Nowadays, with the new administration, street art is seeing better days and we can observe some results of the change of policies. Little by little there are more walls covered with amazing graffitis and there are some urban art programs like the one from “Porto Lazer”, which tries to help artists in finding suitable walls for them to paint.
But not everything is great. There are still a lot of disagreements between artists and Porto Lazer on the strategies and methodologies to be used. If a graffiti should be permanent or temporary, or if street art should be about entertainment or something more.
Artists also complain about the lack of legal walls to paint on, or even walls to experiment. Many of these artists are leaving their mark on other countries right now. So it’s important to re-define some of the strategies currently in place, in order to keep the momentum that started a couple of years ago going.
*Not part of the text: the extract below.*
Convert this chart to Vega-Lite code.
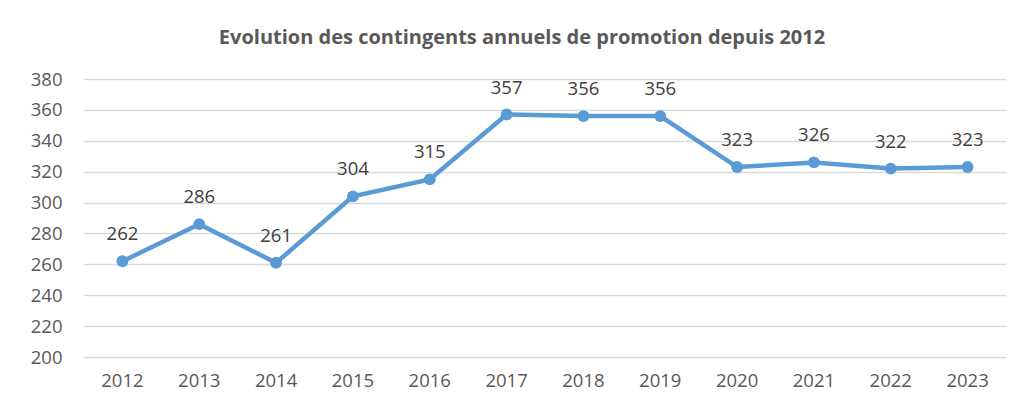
{
  "$schema": "https://vega.github.io/schema/vega-lite/v6.json",
  "autosize": {"type": "none"},
  "width": 922,
  "height": 278,
  "padding": {"left": 84, "top": 79, "right": 18, "bottom": 46},
  "background": "white",
  "config": {"view": {"stroke": null}, "font": "Open Sans"},
  "title": {
    "text": "Evolution des contingents annuels de promotion depuis 2012",
    "anchor": "middle",
    "font": "Open Sans",
    "fontSize": 20,
    "fontWeight": "bold",
    "color": "#595959",
    "offset": 22,
    "dx": -23
  },
  "data": {
    "values": [
      {"annee": "2012", "valeur": 262},
      {"annee": "2013", "valeur": 286},
      {"annee": "2014", "valeur": 261},
      {"annee": "2015", "valeur": 304},
      {"annee": "2016", "valeur": 315},
      {"annee": "2017", "valeur": 357},
      {"annee": "2018", "valeur": 356},
      {"annee": "2019", "valeur": 356},
      {"annee": "2020", "valeur": 323},
      {"annee": "2021", "valeur": 326},
      {"annee": "2022", "valeur": 322},
      {"annee": "2023", "valeur": 323}
    ]
  },
  "encoding": {
    "x": {
      "field": "annee",
      "type": "ordinal",
      "scale": {"type": "band", "paddingInner": 0, "paddingOuter": 0},
      "axis": {
        "title": null,
        "labelAngle": 0,
        "domain": false,
        "ticks": false,
        "grid": false,
        "labelFontSize": 18.5,
        "labelColor": "#595959",
        "labelPadding": 14,
        "labelFont": "Open Sans"
      }
    },
    "y": {
      "field": "valeur",
      "type": "quantitative",
      "scale": {"domain": [200, 380], "nice": false, "zero": false},
      "axis": {
        "title": null,
        "values": [200, 220, 240, 260, 280, 300, 320, 340, 360, 380],
        "domain": false,
        "ticks": false,
        "gridColor": "#d9d9d9",
        "gridWidth": 1.5,
        "labelFontSize": 18.5,
        "labelColor": "#595959",
        "labelPadding": 22,
        "labelFont": "Open Sans"
      }
    }
  },
  "layer": [
    {"mark": {"type": "line", "color": "#5B9BD5", "strokeWidth": 4.5}},
    {"mark": {"type": "point", "filled": true, "opacity": 1, "color": "#5B9BD5", "size": 140}},
    {
      "mark": {"type": "text", "dy": -27, "fontSize": 18.5, "color": "#404040", "font": "Open Sans"},
      "encoding": {"text": {"field": "valeur", "type": "quantitative"}}
    }
  ]
}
We also have to take into account that, with the increasing influx of tourists in the city, it’s only natural that more museums or other places that exhibit art, start to charge money for entrance. It becomes even more important to have so many city walls covered with beautiful displays of art. Of course, let’s not forget all of the statues, sculptures, architecture and the famous Portuguese tiles, or “azulejos” that add so much color, and history to the city.
Walking through the streets of Porto is already a visual treat, and I only hope that we can keep adding more beautiful paintings and other pieces of art that will only enrichen this splendid city.